Before the referendum, the Norway model was easily rejected – access to markets, yes; but only as a rule-taker, with no influence at the table around which policy decisions are made. And ‘default’ WTO rules were seen as a last resort, no more than a sub-optimal basis for trade, inferior to more comprehensive trade agreements. Are we to believe that the UK, without the bargaining power associated with its access to the EU market (and without the EU’s negotiating experience), will be able to strike better trade deals than the EU? That (eg) India and the US will strive to reach agreements with the UK on better terms than those which govern their trade with the EU? Nothing I have heard from the Government suggests that it has answers to these questions.The recent Bombardier tariff spat with the US does not give cause for optimism.

It may be suggested that these arguments should have been made at the time of the referendum; and that they should not be made now (patriotic optimism is, apparently, the order of the day). My response is that yes, they should have made been in the spring of 2016. As it was, the claims of the leave campaign were not interrogated as closely as they should have been. But, that categorically does not mean that they should not be made now. For it is only as the political, social, and economic consequences of the leave vote become clear, that it will become possible to come to an informed answer to the question whether it is better to be part of the EU, or not. And, between now and March 2019, there will be many opportunities to take the debate forward.

There are various ways in which Brexit might be stopped. Legal opinion suggests that Article 50 may be unilaterally revoked.
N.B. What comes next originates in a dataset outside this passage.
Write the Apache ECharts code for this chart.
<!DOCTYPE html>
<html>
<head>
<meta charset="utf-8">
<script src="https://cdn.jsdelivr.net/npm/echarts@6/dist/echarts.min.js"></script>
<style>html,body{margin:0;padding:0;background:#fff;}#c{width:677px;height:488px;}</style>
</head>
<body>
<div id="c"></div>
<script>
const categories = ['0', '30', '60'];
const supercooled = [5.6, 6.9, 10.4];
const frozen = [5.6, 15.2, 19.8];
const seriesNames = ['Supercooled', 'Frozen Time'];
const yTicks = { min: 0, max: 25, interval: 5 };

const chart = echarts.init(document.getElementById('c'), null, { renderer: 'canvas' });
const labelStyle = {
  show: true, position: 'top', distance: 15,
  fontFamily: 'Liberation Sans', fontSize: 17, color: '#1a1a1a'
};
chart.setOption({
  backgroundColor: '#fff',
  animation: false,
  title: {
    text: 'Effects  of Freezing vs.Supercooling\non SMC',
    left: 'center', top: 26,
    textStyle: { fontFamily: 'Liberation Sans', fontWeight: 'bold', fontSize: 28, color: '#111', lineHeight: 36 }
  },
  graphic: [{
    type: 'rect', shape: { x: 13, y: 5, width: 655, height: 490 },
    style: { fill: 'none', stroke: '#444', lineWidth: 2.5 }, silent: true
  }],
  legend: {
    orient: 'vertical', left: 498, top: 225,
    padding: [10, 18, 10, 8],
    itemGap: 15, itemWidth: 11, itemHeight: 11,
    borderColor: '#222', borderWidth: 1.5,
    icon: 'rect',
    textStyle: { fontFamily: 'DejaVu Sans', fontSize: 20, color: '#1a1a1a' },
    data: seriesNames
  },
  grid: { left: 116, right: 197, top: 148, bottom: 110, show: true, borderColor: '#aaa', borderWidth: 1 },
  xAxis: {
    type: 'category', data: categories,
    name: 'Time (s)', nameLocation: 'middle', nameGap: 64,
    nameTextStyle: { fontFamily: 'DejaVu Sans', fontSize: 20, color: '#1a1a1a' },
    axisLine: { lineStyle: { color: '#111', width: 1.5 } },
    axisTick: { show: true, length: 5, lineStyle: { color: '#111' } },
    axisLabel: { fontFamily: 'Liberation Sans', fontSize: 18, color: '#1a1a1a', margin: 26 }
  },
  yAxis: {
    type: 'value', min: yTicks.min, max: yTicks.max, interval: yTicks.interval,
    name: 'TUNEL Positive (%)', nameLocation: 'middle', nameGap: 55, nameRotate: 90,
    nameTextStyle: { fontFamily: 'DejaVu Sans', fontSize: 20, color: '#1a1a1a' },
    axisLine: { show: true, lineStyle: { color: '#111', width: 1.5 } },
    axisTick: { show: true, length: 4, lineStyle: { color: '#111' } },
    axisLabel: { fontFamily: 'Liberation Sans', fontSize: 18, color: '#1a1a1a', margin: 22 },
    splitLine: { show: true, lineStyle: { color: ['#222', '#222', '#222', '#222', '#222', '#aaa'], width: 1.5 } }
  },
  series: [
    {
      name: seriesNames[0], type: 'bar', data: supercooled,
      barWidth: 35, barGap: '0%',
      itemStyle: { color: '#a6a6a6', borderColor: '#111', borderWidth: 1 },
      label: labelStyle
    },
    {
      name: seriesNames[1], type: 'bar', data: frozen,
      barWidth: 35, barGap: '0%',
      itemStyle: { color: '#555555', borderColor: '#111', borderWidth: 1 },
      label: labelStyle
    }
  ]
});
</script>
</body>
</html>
If agreement with the EU-27 is necessary, there is (still) every sign that it would be forthcoming. The constant message from the EU is that Brexit is not something they want to see happen. Parliamentary authority would be required for the Government to take such a step. A second referendum might well be thought to be politically necessary too.

The biggest risk in such a course is that many of those who voted leave will cry foul; that they will, once again, feel ignored, marginalised, and betrayed. One part of the answer to that involves saying that leave voters were first betrayed by the leave campaign, and then by those advocating Brexit, who have never been willing or able to articulate just what Brexit really means, and who have made one unconvincing pledge after another in an attempt to keep public opinion on their side. Another part of the answer is to acknowledge that the leave vote, at least in part, was a manifestation of a broken, unequal, political and economic system, in which the voices of far too many are unheard and unheeded. That must change. But, most important part of the answer is to say that it would be a bigger betrayal to continue with a policy which will damage the UK, and in particular in those areas where the leave vote was the strongest.
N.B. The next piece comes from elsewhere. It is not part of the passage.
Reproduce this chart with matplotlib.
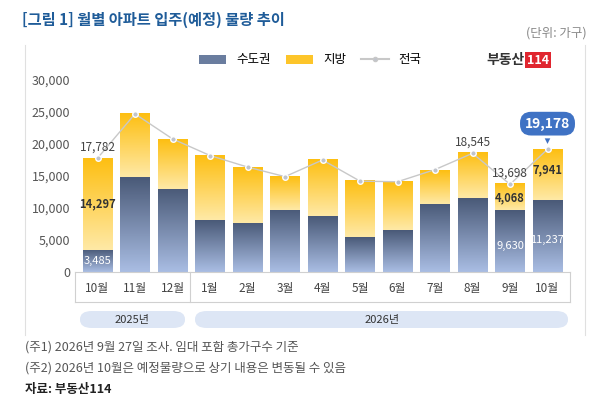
import matplotlib
matplotlib.use("Agg")
import matplotlib.pyplot as plt
import numpy as np
from matplotlib.colors import LinearSegmentedColormap
from matplotlib.patches import FancyBboxPatch, Patch
from matplotlib.lines import Line2D

plt.rcParams['font.family'] = ['Noto Sans CJK KR', 'DejaVu Sans']

months = ['10월','11월','12월','1월','2월','3월','4월','5월','6월','7월','8월','9월','10월']
metro = [3485, 14800, 13000, 8100, 7700, 9700, 8700, 5400, 6500, 10700, 11500, 9630, 11237]
total = [17782, 24700, 20800, 18200, 16400, 14900, 17500, 14200, 14100, 16000, 18545, 13698, 19178]
local = [t - m for t, m in zip(total, metro)]
years = ['2025년', '2026년']

W, H = 597, 405
fig = plt.figure(figsize=(W/100, H/100), dpi=100)
ax = fig.add_axes([75/W, 1-272/H, (570-75)/W, (272-80)/H])
x = np.arange(len(months))
bw = 0.78
cm_blue = LinearSegmentedColormap.from_list('b', ['#a9bde3', '#4a5a78'])
cm_yel = LinearSegmentedColormap.from_list('y', ['#ffe9a6', '#fdbf12'])
grad = np.linspace(0, 1, 100).reshape(-1, 1)
for i in x:
    ax.imshow(grad, cmap=cm_blue, aspect='auto', origin='lower',
              extent=(i-bw/2, i+bw/2, 0, metro[i]), zorder=2)
    ax.imshow(grad, cmap=cm_yel, aspect='auto', origin='lower',
              extent=(i-bw/2, i+bw/2, metro[i], total[i]), zorder=2)
ax.plot(x, total, color='#c8c8c8', lw=1, marker='o', ms=4, mfc='#c0c4cc', mec='white', zorder=3)
ax.set_xlim(-0.6, len(months)-0.4)
ax.set_ylim(0, 30000)
ax.set_yticks(range(0, 30001, 5000))
ax.set_yticklabels([f'{v:,}' for v in range(0, 30001, 5000)], fontsize=9, color='#555555')
ax.set_xticks([])
for s in ['top', 'right', 'left']:
    ax.spines[s].set_visible(False)
ax.spines['bottom'].set_color('#d0d0d0')
ax.tick_params(axis='y', length=0)

ax.text(0, total[0]+700, '17,782', ha='center', va='bottom', fontsize=8.5, color='#444')
ax.text(0, 3485 + 14297/2, '14,297', ha='center', va='center', fontsize=8, color='#333', fontweight='bold')
ax.text(0, 1700, '3,485', ha='center', va='center', fontsize=8, color='white')
ax.text(10, total[10]+700, '18,545', ha='center', va='bottom', fontsize=8.5, color='#444')
ax.text(11, total[11]+700, '13,698', ha='center', va='bottom', fontsize=8.5, color='#444')
ax.text(11, metro[11]+local[11]/2, '4,068', ha='center', va='center', fontsize=8, color='#333', fontweight='bold')
ax.text(11, 4000, '9,630', ha='center', va='center', fontsize=8, color='white')
ax.text(12, metro[12]+local[12]/2+800, '7,941', ha='center', va='center', fontsize=8, color='#333', fontweight='bold')
ax.text(12, 5000, '11,237', ha='center', va='center', fontsize=8, color='white')
ax.annotate('19,178', xy=(12, total[12]+400), xytext=(12, total[12]+4000), ha='center', va='center',
            fontsize=10, color='white', fontweight='bold',
            bbox=dict(boxstyle='round,pad=0.35,rounding_size=0.8', fc='#3f72c4', ec='none'),
            arrowprops=dict(arrowstyle='-|>', color='#3f72c4', lw=0))

handles = [Patch(fc='#6a7d9f'), Patch(fc='#fdc52a'),
           Line2D([], [], color='#c8c8c8', marker='o', ms=3, mfc='#c0c4cc')]
fig.legend(handles, ['수도권', '지방', '전국'], loc='center', bbox_to_anchor=(310/W, 1-60/H),
           ncol=3, frameon=False, fontsize=9, handlelength=2.2, columnspacing=1.2)

for i, m in enumerate(months):
    ax.text(i, -1500, m, ha='center', va='top', fontsize=8.5, color='#444')
fig.add_artist(FancyBboxPatch((80/W, 1-328/H), 105/W, 17/H, boxstyle='round,pad=0,rounding_size=0.02',
                              fc='#dde6f5', ec='none', transform=fig.transFigure))
fig.add_artist(FancyBboxPatch((195/W, 1-328/H), 373/W, 17/H, boxstyle='round,pad=0,rounding_size=0.02',
                              fc='#dde6f5', ec='none', transform=fig.transFigure))
fig.text(132/W, 1-319.5/H, years[0], ha='center', va='center', fontsize=8, color='#333')
fig.text(382/W, 1-319.5/H, years[1], ha='center', va='center', fontsize=8, color='#333')
for xs in [75, 190, 570]:
    fig.add_artist(plt.Line2D([xs/W, xs/W], [1-302/H, 1-272/H], color='#d0d0d0', lw=0.8))
fig.add_artist(plt.Line2D([75/W, 570/W], [1-302/H, 1-302/H], color='#d0d0d0', lw=0.8))
fig.add_artist(plt.Line2D([25/W, 25/W], [1-335/H, 1-45/H], color='#e0e0e0', lw=0.8))
fig.add_artist(plt.Line2D([585/W, 585/W], [1-335/H, 1-45/H], color='#e0e0e0', lw=0.8))

fig.text(22/W, 1-20/H, '[그림 1] 월별 아파트 입주(예정) 물량 추이', fontsize=11, color='#1f5c99',
         fontweight='bold', va='center')
fig.text(587/W, 1-33/H, '(단위: 가구)', fontsize=9, color='#888', ha='right', va='center')
fig.text(525/W, 1-60/H, '부동산', fontsize=10, color='#333', fontweight='bold', ha='right', va='center')
fig.text(527/W, 1-60/H, '114', fontsize=9, color='white', fontweight='bold', va='center',
         bbox=dict(boxstyle='square,pad=0.15', fc='#e0262f', ec='none'))
fig.text(25/W, 1-347/H, '(주1) 2026년 9월 27일 조사. 임대 포함 총가구수 기준', fontsize=9, color='#555', va='center')
fig.text(25/W, 1-368/H, '(주2) 2026년 10월은 예정물량으로 상기 내용은 변동될 수 있음', fontsize=9, color='#555', va='center')
fig.text(25/W, 1-389/H, '자료: 부동산114', fontsize=9, color='#222', fontweight='bold', va='center')

fig.savefig('out.png', dpi=100)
The Brexit process can and should be stopped. The referendum result does not mandate political, legal, social and economic self-harm. Once the Brexit process is stopped, the UK will have to work extraordinarily hard to mend relationships with its partners in the EU, and harder still to recapture its political influence worldwide. The task of rebalancing social disparities and healing wounds across the country will not be smaller. Working within EU structures, the UK can seek to reform those aspects of the EU which do not operate as well as they should, regaining a voice in the current debate, and strive to improve the lot of those it has, for too long, ignored.

2 thoughts on “A call to stop Brexit

  1. Paul Brennan

    Jolly good. But there will always be allegations of a democratic deficit if the referendum result is countermanded by the politicians. Conversely A second referendum, even were Remain to win, would be unwise, consigning our participation in the RU to the vagaries of ill-informed and manipulable populism – the rule of the virtual mob.

    I fear that the only way to stop Brexit is to give the hardline Brexit zealots their head and wait for the judgement of the international markets to fall.